Стой под дождём. Рассказы. Повесть. Пьеса - страница 21
Познакомились они в январе, в детском саду, куда Фёдора пригласили в качестве Деда Мороза провести утренник. Когда-то, он водил в этот сад свою дочь. Прошло уже лет десять-одиннадцать, Фёдор точно не помнил, дочь уже окончила школу и поступила куда-то, а он, однажды, выручивший всех воспитателей и директора, изобразив перед городской комиссией Деда Мороза, так и продолжал посещать этот детский садик.
Увидев мужика, напяливающего на себя красную шубу, Антонина Феликсовна была искренне удивлена, и было от чего: во всех детских садах, где она имела счастье трудиться, а работала Антонина педагогом-дефектологом, дедами были всегда женщины-воспитатели.
– Вы новый дворник? Я вас раньше не видела.
– Нет, барышня, я – бывший родитель и постоянный Дед Мороз в этом заведении.
…И пошло у них, и поехало, и полетело.
Так и домчалось до конца мая. И все эти пять месяцев Фёдор был безмерно счастлив. Он любил околачиваться в детском саду и наблюдать за работой любимой своей женщины. Дети были разные: кто-то заикался, кто-то не выговаривал буквы,
кто-то, вообще, только мычал. Но особенно ему нравились братья-близнецы. Эти два бандита произносили совершенно одинаково звук «фэ». Выговаривали они его старательно, да так, что изо рта, вместе со звуком, вылетало огромное количество слюней. Фёдора такое явление очень забавляло ещё и потому, что брызги эти выскакивали только в тот момент, когда близнецы находились в непосредственной близости от кого-либо. Находясь рядом с его Тоней, братья истошно начинали вопить: «Антонина Феликсовна! Антонина Феликсовна!!!», и Тонечка с ног до головы омывалась их слюноотделениями. Однажды, когда вся ребятня уже привыкла к его появлениям, приключился небольшой казус. Находившееся рядом, с оплёванной уже Тоней, сорванцы, увидев его, входящего в класс для занятий, истошно заорали: «Дядя!». «…Фёдор!» – подсказала им Тоня, и они рванули со всех ног к нему, извергая, словно заклинание: «Дядя Фёдор! Дядя Фёдор!!!»

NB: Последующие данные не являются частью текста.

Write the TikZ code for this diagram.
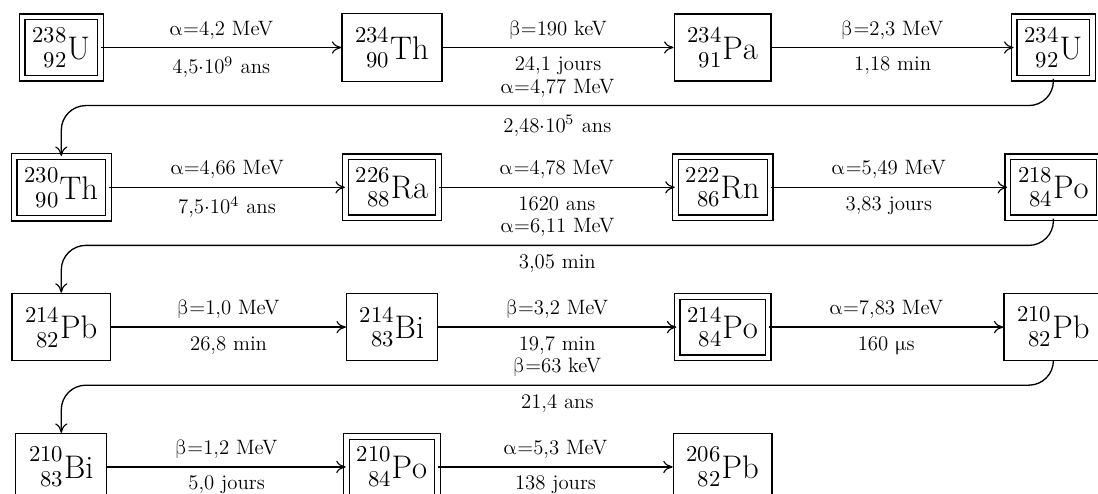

– Стоять! Оба!!! На месте!!! – резко заорал дядя Фёдор, на миг, представивший себя таким же оплёванным, как и его возлюбленная.
От такого рыка, не ожидавшие его, близнецы-братья стали, будто Сивки-бурки, вещие каурки. Испугалась и Антонина Феликсовна. Но уже через мгновение все развеселились, а затем веселье переросло в неуёмный хохот. Поняли ли близнецы, над чем они смеялись вместе со всей группой, но после этого случая братьев убрали из группы детей с речевыми отклонениями, так как слюновыделения у них прекратились, а «дядя Фёдор» возгордился от своих, как он считал, педагогических способностей.

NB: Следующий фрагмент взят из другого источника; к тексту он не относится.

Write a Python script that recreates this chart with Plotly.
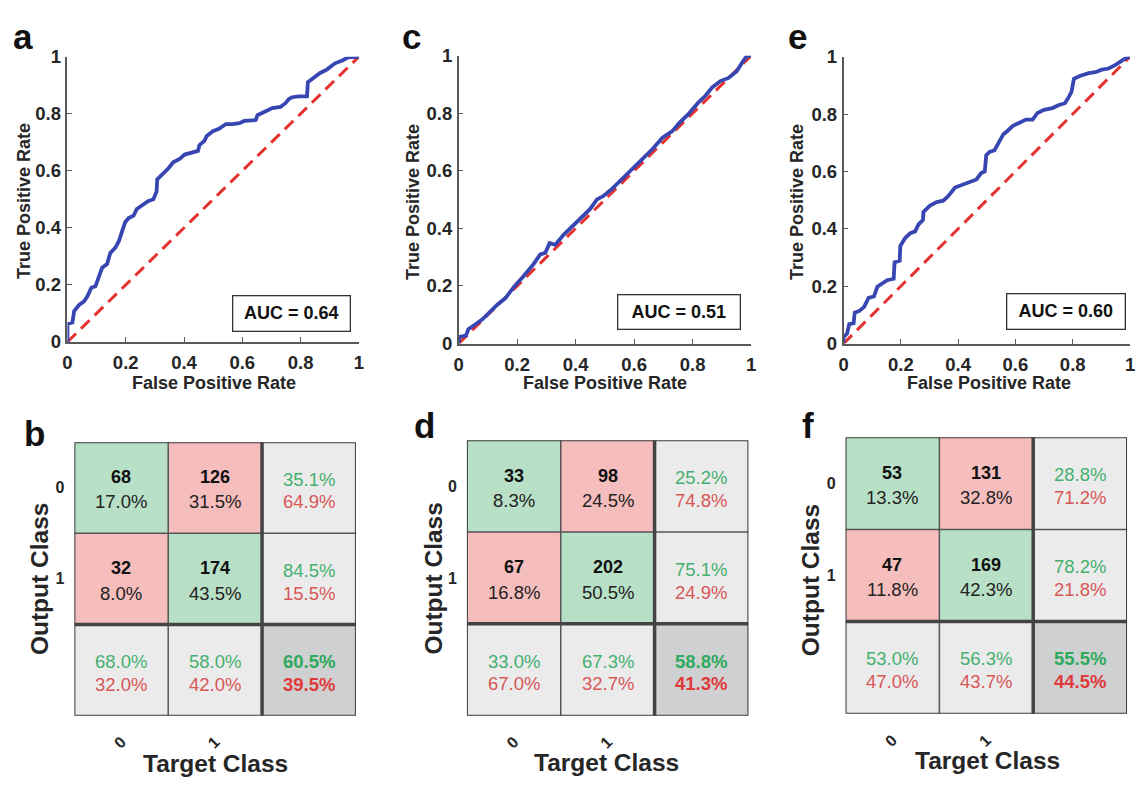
import plotly.graph_objects as go

W, H = 1137, 785
FONT = "Liberation Sans, Arial, Helvetica, sans-serif"

# ---------------- ROC data ----------------
roc_a_fpr = [0, 0, 0.017, 0.023, 0.04, 0.057, 0.068, 0.082, 0.096, 0.105, 0.119, 0.136, 0.147, 0.164,
             0.176, 0.187, 0.198, 0.21, 0.227, 0.238, 0.261, 0.278, 0.295, 0.306, 0.308, 0.323, 0.346,
             0.363, 0.385, 0.402, 0.425, 0.448, 0.453, 0.47, 0.478, 0.499, 0.52, 0.544, 0.567, 0.59,
             0.607, 0.646, 0.652, 0.675, 0.703, 0.731, 0.748, 0.76, 0.771, 0.794, 0.822, 0.825, 0.845,
             0.867, 0.89, 0.918, 0.941, 0.964, 1.0]
roc_a_tpr = [0, 0.063, 0.068, 0.108, 0.13, 0.142, 0.159, 0.19, 0.195, 0.218, 0.26, 0.273, 0.312, 0.33,
             0.352, 0.386, 0.42, 0.434, 0.443, 0.466, 0.483, 0.494, 0.5, 0.528, 0.57, 0.585, 0.608,
             0.63, 0.642, 0.657, 0.665, 0.67, 0.69, 0.705, 0.722, 0.739, 0.747, 0.764, 0.764, 0.767,
             0.775, 0.778, 0.795, 0.807, 0.82, 0.824, 0.837, 0.852, 0.858, 0.861, 0.861, 0.911, 0.926,
             0.943, 0.955, 0.977, 0.986, 0.998, 1.0]

roc_c_fpr = [0, 0.002, 0.025, 0.033, 0.059, 0.081, 0.11, 0.132, 0.16, 0.189, 0.223, 0.256, 0.279, 0.296,
             0.311, 0.33, 0.358, 0.392, 0.42, 0.449, 0.473, 0.494, 0.522, 0.562, 0.595, 0.629, 0.663,
             0.697, 0.731, 0.754, 0.788, 0.821, 0.844, 0.867, 0.895, 0.923, 0.951, 0.968, 0.985, 1.0]
roc_c_tpr = [0, 0.023, 0.028, 0.05, 0.068, 0.084, 0.113, 0.135, 0.158, 0.197, 0.236, 0.276, 0.31, 0.315,
             0.349, 0.343, 0.377, 0.411, 0.439, 0.467, 0.501, 0.512, 0.535, 0.574, 0.608, 0.642, 0.676,
             0.715, 0.738, 0.766, 0.8, 0.839, 0.861, 0.89, 0.912, 0.923, 0.946, 0.974, 0.999, 1.0]

roc_e_fpr = [0, 0, 0.012, 0.02, 0.035, 0.039, 0.054, 0.072, 0.087, 0.106, 0.118, 0.135, 0.152, 0.175,
             0.178, 0.196, 0.198, 0.215, 0.233, 0.25, 0.262, 0.277, 0.279, 0.302, 0.325, 0.348, 0.366,
             0.389, 0.418, 0.441, 0.464, 0.481, 0.493, 0.498, 0.51, 0.527, 0.544, 0.558, 0.573, 0.591,
             0.614, 0.637, 0.66, 0.677, 0.7, 0.729, 0.752, 0.773, 0.787, 0.796, 0.804, 0.827, 0.856,
             0.879, 0.902, 0.925, 0.948, 0.971, 0.988, 1.0]
roc_e_tpr = [0, 0.023, 0.034, 0.068, 0.071, 0.108, 0.113, 0.128, 0.159, 0.164, 0.198, 0.21, 0.221, 0.226,
             0.283, 0.289, 0.34, 0.368, 0.385, 0.391, 0.416, 0.43, 0.459, 0.481, 0.493, 0.498, 0.515,
             0.544, 0.555, 0.566, 0.572, 0.595, 0.6, 0.657, 0.668, 0.674, 0.702, 0.73, 0.742, 0.759,
             0.77, 0.781, 0.781, 0.804, 0.815, 0.821, 0.832, 0.838, 0.861, 0.878, 0.923, 0.934, 0.943,
             0.946, 0.955, 0.959, 0.971, 0.985, 0.997, 1.0]

chance_x = [0, 1]
chance_y = [0, 1]

auc_values = ["0.64", "0.51", "0.60"]
roc_ticks = [0, 0.2, 0.4, 0.6, 0.8, 1]
roc_ticktext = ["0", "0.2", "0.4", "0.6", "0.8", "1"]

# ---------------- Confusion matrix data ----------------
cm_b_counts = [[68, 126], [32, 174]]
cm_b_pct = [[17.0, 31.5], [8.0, 43.5]]
cm_b_row = [[35.1, 64.9], [84.5, 15.5]]
cm_b_col = [[68.0, 32.0], [58.0, 42.0]]
cm_b_all = [60.5, 39.5]

cm_d_counts = [[33, 98], [67, 202]]
cm_d_pct = [[8.3, 24.5], [16.8, 50.5]]
cm_d_row = [[25.2, 74.8], [75.1, 24.9]]
cm_d_col = [[33.0, 67.0], [67.3, 32.7]]
cm_d_all = [58.8, 41.3]

cm_f_counts = [[53, 131], [47, 169]]
cm_f_pct = [[13.3, 32.8], [11.8, 42.3]]
cm_f_row = [[28.8, 71.2], [78.2, 21.8]]
cm_f_col = [[53.0, 47.0], [56.3, 43.7]]
cm_f_all = [55.5, 44.5]

class_labels = ["0", "1"]
# cell kind: 0 correct(green) 1 wrong(red) 2 summary(grey) 3 overall(dark grey)
cell_kind = [[0, 1, 2], [1, 0, 2], [2, 2, 3]]

# ---------------- layout geometry (pixels) ----------------
roc_boxes = [(63, 357, 47, 340), (457.7, 752.7, 46, 341.7), (846, 1135, 47, 341.7)]
cm_boxes = [(70, 354, 443, 724), (466, 750, 441, 724), (848, 1132, 438, 722)]

def px(x):
    return x / W

def py(y):
    return 1 - y / H

BLUE = "#3846b2"
RED = "#e4322f"
AXC = "#5a5a5a"
TXT = "#262626"
G_TXT = "#45b06f"
R_TXT = "#d85757"
G_BOLD = "#2eaa5c"
R_BOLD = "#e03a3a"

fig = go.Figure()
layout = dict(width=W, height=H, margin=dict(l=0, r=0, t=0, b=0),
              paper_bgcolor="white", plot_bgcolor="white", showlegend=False,
              font=dict(family=FONT, color=TXT))
annotations = []
shapes = []


def paper_text(x, y, text, size, color=TXT, angle=0, bold=True):
    return dict(x=px(x), y=py(y), xref="paper", yref="paper", xanchor="center",
                yanchor="middle", showarrow=False, text=text, textangle=angle,
                font=dict(family=FONT, size=size, color=color,
                          weight="bold" if bold else "normal"))


rocs = [(roc_a_fpr, roc_a_tpr), (roc_c_fpr, roc_c_tpr), (roc_e_fpr, roc_e_tpr)]
auc_pos = [(0.770, 0.1007, 119, 37), (0.754, 0.108, 124, 36), (0.778, 0.111, 120, 37)]
fpr_title_x = [211, 605, 993]
tpr_title_x = [19, 411, 799]

for i, ((fx, ty), (x0, x1, y0, y1)) in enumerate(zip(rocs, roc_boxes)):
    n = i + 1
    xa = "x" if n == 1 else f"x{n}"
    ya = "y" if n == 1 else f"y{n}"
    fig.add_trace(go.Scatter(x=chance_x, y=chance_y, mode="lines", xaxis=xa, yaxis=ya,
                             line=dict(color=RED, width=3, dash="12px,7px"), hoverinfo="skip"))
    fig.add_trace(go.Scatter(x=fx, y=ty, mode="lines", xaxis=xa, yaxis=ya,
                             line=dict(color=BLUE, width=3.8), hoverinfo="skip"))
    common = dict(range=[0, 1], tickvals=roc_ticks, ticktext=roc_ticktext, ticks="inside",
                  ticklen=5, tickwidth=1.2, tickcolor=AXC, showline=True, linecolor=AXC,
                  linewidth=1.5, showgrid=False, zeroline=False, fixedrange=True,
                  tickfont=dict(family=FONT, size=18.5, color=TXT, weight="bold"))
    layout["xaxis" if n == 1 else f"xaxis{n}"] = dict(common, domain=[px(x0), px(x1)],
                                                       anchor=ya, ticklabelstandoff=3)
    layout["yaxis" if n == 1 else f"yaxis{n}"] = dict(common, domain=[py(y1), py(y0)],
                                                       anchor=xa, ticklabelstandoff=1)
    ax, ay, bw, bh = auc_pos[i]
    annotations.append(dict(x=ax, y=ay, xref=xa, yref=ya, xanchor="center", yanchor="middle",
                            text=f"AUC = {auc_values[i]}",
                            showarrow=False, bgcolor="white", bordercolor="#333",
                            borderwidth=1.3, borderpad=0, width=bw - 3, height=bh - 3,
                            font=dict(family=FONT, size=18, color="#111", weight="bold")))
    annotations.append(paper_text(fpr_title_x[i], 382, "False Positive Rate", 18))
    annotations.append(paper_text(tpr_title_x[i], (y0 + y1) / 2 + 2, "True Positive Rate",
                                  18, angle=-90))

cms = [(cm_b_counts, cm_b_pct, cm_b_row, cm_b_col, cm_b_all),
       (cm_d_counts, cm_d_pct, cm_d_row, cm_d_col, cm_d_all),
       (cm_f_counts, cm_f_pct, cm_f_row, cm_f_col, cm_f_all)]

colorscale = [[0, "#b8e0c7"], [0.25, "#b8e0c7"], [0.25, "#f6bdbd"], [0.5, "#f6bdbd"],
              [0.5, "#ebebeb"], [0.75, "#ebebeb"], [0.75, "#cfd0d2"], [1, "#cfd0d2"]]

target_title_pos = [(212, 773), (607, 772), (991, 770)]
output_title_pos = [(35, 584), (432, 583), (812, 585)]

for j, ((cnt, pct, rows, cols, allv), (x0, x1, y0, y1)) in enumerate(zip(cms, cm_boxes)):
    n = j + 4
    xa, ya = f"x{n}", f"y{n}"
    fig.add_trace(go.Heatmap(z=cell_kind, x=[0, 1, 2], y=[0, 1, 2], xaxis=xa, yaxis=ya,
                             colorscale=colorscale, zmin=-0.5, zmax=3.5, showscale=False,
                             hoverinfo="skip"))
    layout[f"xaxis{n}"] = dict(domain=[px(x0), px(x1)], anchor=ya, range=[-0.5, 2.5],
                               tickvals=[0, 1], ticktext=class_labels, tickangle=-45,
                               ticks="", showgrid=False, zeroline=False, showline=False,
                               fixedrange=True, ticklabelstandoff=13,
                               tickfont=dict(family=FONT, size=16, color=TXT, weight="bold"))
    layout[f"yaxis{n}"] = dict(domain=[py(y1), py(y0)], anchor=xa, range=[2.5, -0.5],
                               tickvals=[0, 1], ticktext=class_labels, ticks="",
                               showgrid=False, zeroline=False, showline=False, fixedrange=True,
                               ticklabelstandoff=9,
                               tickfont=dict(family=FONT, size=16, color=TXT, weight="bold"))
    thin = dict(color="#555555", width=1.5)
    thick = dict(color="#444444", width=3.5)
    for v, ln in [(0.5, thin), (1.5, thick)]:
        shapes.append(dict(type="line", xref=xa, yref=ya, x0=v, x1=v, y0=-0.5, y1=2.5, line=ln))
        shapes.append(dict(type="line", xref=xa, yref=ya, x0=-0.5, x1=2.5, y0=v, y1=v, line=ln))
    shapes.append(dict(type="rect", xref=xa, yref=ya, x0=-0.5, x1=2.5, y0=-0.5, y1=2.5,
                       line=dict(color="#3c3c3c", width=2)))
    top_off, bot_off = -0.115, 0.155

    def cell_text(c, y, text, size, color, bold=False):
        return dict(x=c, y=y, xref=xa, yref=ya, xanchor="center", yanchor="middle",
                    showarrow=False, text=text,
                    font=dict(family=FONT, size=size, color=color,
                              weight="bold" if bold else "normal"))

    for r in range(2):
        for c in range(2):
            annotations.append(cell_text(c, r + top_off, str(cnt[r][c]), 18, "#111", True))
            annotations.append(cell_text(c, r + bot_off, f"{pct[r][c]:.1f}%", 18.5, "#222"))
    for r in range(2):
        annotations.append(cell_text(2, r + top_off + 0.02, f"{rows[r][0]:.1f}%", 18.5, G_TXT))
        annotations.append(cell_text(2, r + bot_off, f"{rows[r][1]:.1f}%", 18.5, R_TXT))
    for c in range(2):
        annotations.append(cell_text(c, 2 + top_off + 0.02, f"{cols[c][0]:.1f}%", 18.5, G_TXT))
        annotations.append(cell_text(c, 2 + bot_off, f"{cols[c][1]:.1f}%", 18.5, R_TXT))
    annotations.append(cell_text(2, 2 + top_off + 0.02, f"{allv[0]:.1f}%", 18.5, G_BOLD, True))
    annotations.append(cell_text(2, 2 + bot_off, f"{allv[1]:.1f}%", 18.5, R_BOLD, True))

    tx, ty_ = target_title_pos[j]
    annotations.append(paper_text(tx, ty_, "Target Class", 24.5))
    ox, oy = output_title_pos[j]
    annotations.append(paper_text(ox, oy, "Output Class", 24.5, angle=-90))

# panel letters
panel_letters = ["a", "c", "e", "b", "d", "f"]
panel_pos = [(18, 26), (410, 26), (800, 26), (30, 434), (423, 426), (810, 426)]
for lab, (lx, ly) in zip(panel_letters, panel_pos):
    annotations.append(paper_text(lx, ly, lab, 35, color="#111"))

layout["annotations"] = annotations
layout["shapes"] = shapes
fig.update_layout(**layout)
fig.write_html("out.html")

Наступил май. Точнее, конец мая.
Федю нашего то ли обидел кто, то ли озлился он на весь белый свет, но выпил он в тот день прилично. Сидя дома, в полном одиночестве и крепко поддатый, захотел он неожиданно, почему-то, любви и ласки. Обулся Фёдор, надушился дорогим одеколоном и вышел из квартиры, намереваясь увидеть свою Тосю. А дверь квартирная была у него железная, а потому очень тяжёлая. Вот, наш Федя и стал её закрывать. Ударил ею раз, а она не примыкает к косяку. Ударил второй… и застонал от боли: нога его левая во время ударов этих не успела перешагнуть через дверной проём, и получалось, что Фёдор бил дверью аккуратно по своей ноге.
Сломал Фёдор ногу, в двух местах, в тех же, что сломал и тридцатого апреля 2004 года, когда заскакивал в маршрутку, опаздывая на свидание с Настей Кавалергардской. И как тогда, приехала Скорая, увезла в больницу, и загипсовал ему туже ногу, тот же врач. Точь-в-точь, день-в-день, только тогда месяцем раньше. Чуть не дотянул Господь до девяти лет.